_TASK OBJECTIVE_
Pick out each line containing the string "this".

_DATA SHOWN_
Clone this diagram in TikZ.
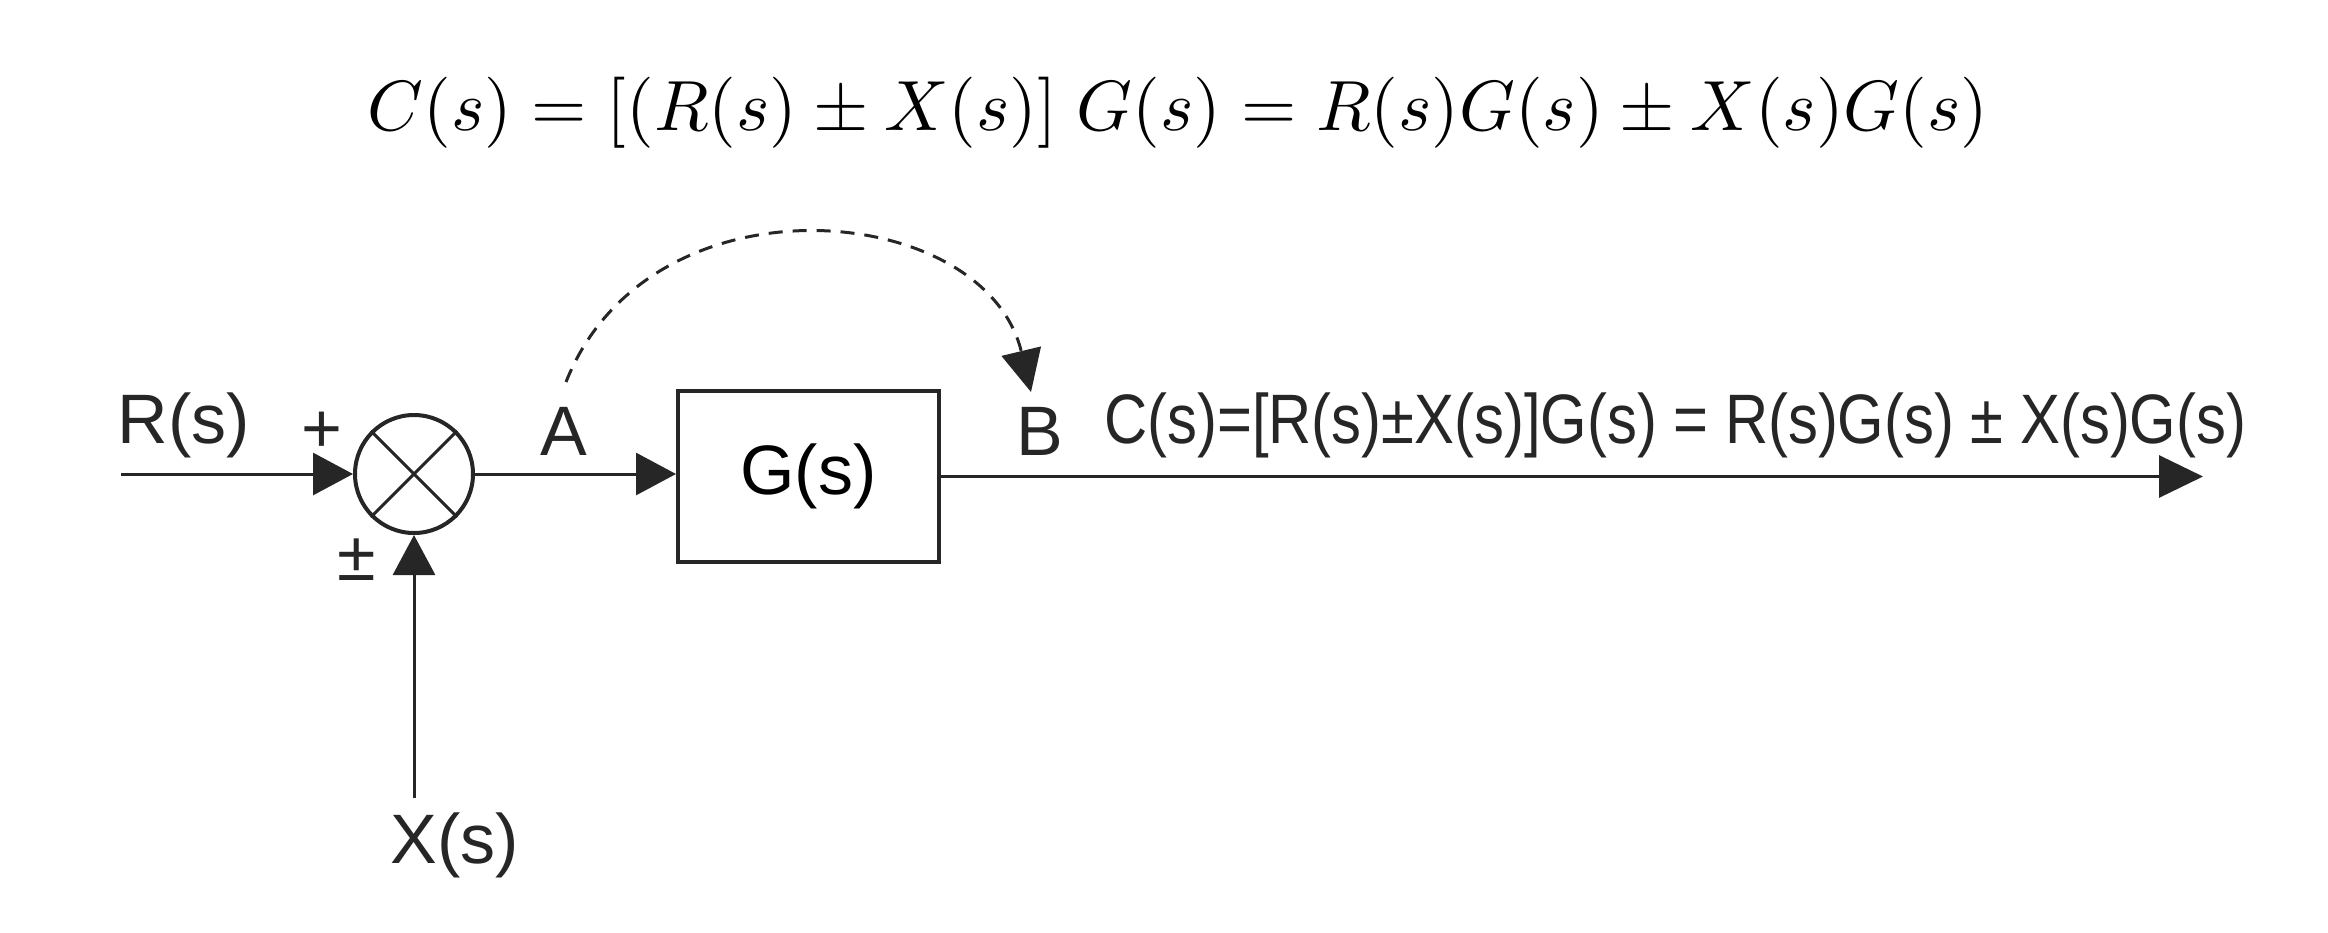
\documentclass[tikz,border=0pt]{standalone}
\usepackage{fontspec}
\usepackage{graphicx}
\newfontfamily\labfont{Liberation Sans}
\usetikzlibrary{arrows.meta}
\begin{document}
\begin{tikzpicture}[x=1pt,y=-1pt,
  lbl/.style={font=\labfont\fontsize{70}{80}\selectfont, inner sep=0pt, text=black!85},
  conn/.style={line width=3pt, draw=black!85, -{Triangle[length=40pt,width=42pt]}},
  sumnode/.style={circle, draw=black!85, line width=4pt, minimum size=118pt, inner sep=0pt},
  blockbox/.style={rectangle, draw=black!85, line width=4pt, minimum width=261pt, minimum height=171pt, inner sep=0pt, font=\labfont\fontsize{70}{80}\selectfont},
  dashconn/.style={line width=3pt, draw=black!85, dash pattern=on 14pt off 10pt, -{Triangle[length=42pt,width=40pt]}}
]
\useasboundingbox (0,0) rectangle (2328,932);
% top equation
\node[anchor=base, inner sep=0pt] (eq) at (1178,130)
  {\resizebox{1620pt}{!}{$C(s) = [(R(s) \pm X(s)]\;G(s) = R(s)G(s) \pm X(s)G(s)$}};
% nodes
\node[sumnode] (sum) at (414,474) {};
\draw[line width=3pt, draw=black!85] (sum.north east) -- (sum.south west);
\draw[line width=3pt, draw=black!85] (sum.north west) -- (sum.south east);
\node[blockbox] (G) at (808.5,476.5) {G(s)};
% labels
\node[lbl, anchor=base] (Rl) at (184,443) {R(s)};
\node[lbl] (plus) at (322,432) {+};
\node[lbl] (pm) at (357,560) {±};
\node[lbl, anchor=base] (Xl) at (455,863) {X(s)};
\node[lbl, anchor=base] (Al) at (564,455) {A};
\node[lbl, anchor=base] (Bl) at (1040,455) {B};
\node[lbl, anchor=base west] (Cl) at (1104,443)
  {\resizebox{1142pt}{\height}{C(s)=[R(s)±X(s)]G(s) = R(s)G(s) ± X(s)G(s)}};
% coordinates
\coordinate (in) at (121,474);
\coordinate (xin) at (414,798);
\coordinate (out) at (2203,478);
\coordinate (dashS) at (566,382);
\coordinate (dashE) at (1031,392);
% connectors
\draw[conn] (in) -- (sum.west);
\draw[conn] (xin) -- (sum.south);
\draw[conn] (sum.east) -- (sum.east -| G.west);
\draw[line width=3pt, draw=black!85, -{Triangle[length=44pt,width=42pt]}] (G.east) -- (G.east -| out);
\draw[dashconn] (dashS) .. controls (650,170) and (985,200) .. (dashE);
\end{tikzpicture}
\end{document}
---
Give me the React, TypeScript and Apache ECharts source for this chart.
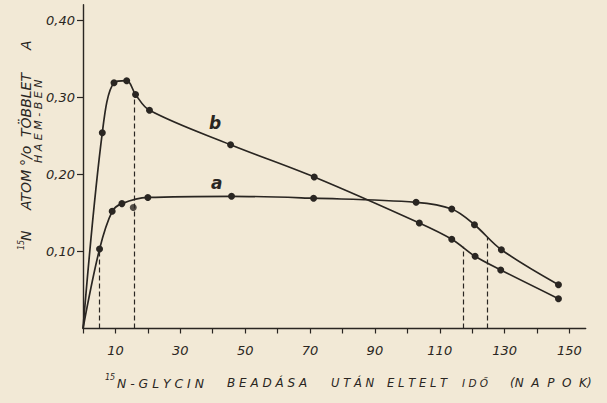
---
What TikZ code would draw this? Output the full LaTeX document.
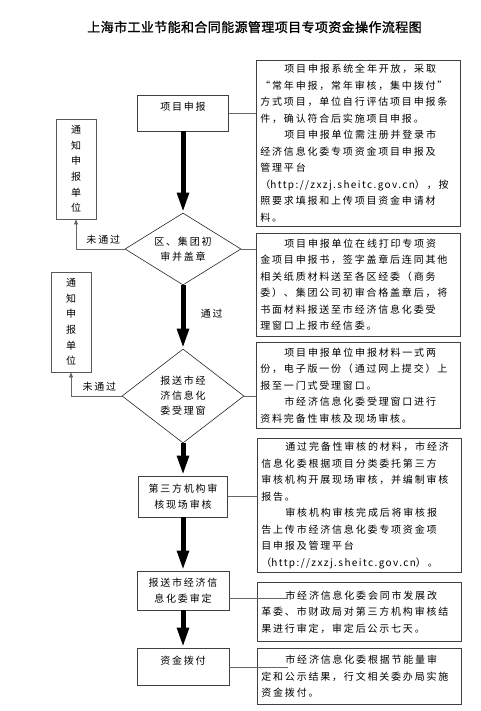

_FINAL ANSWER_
Clone this diagram in TikZ.
Give me the React, TypeScript and Apache ECharts source for this chart.
What TikZ code would draw this? Output the full LaTeX document.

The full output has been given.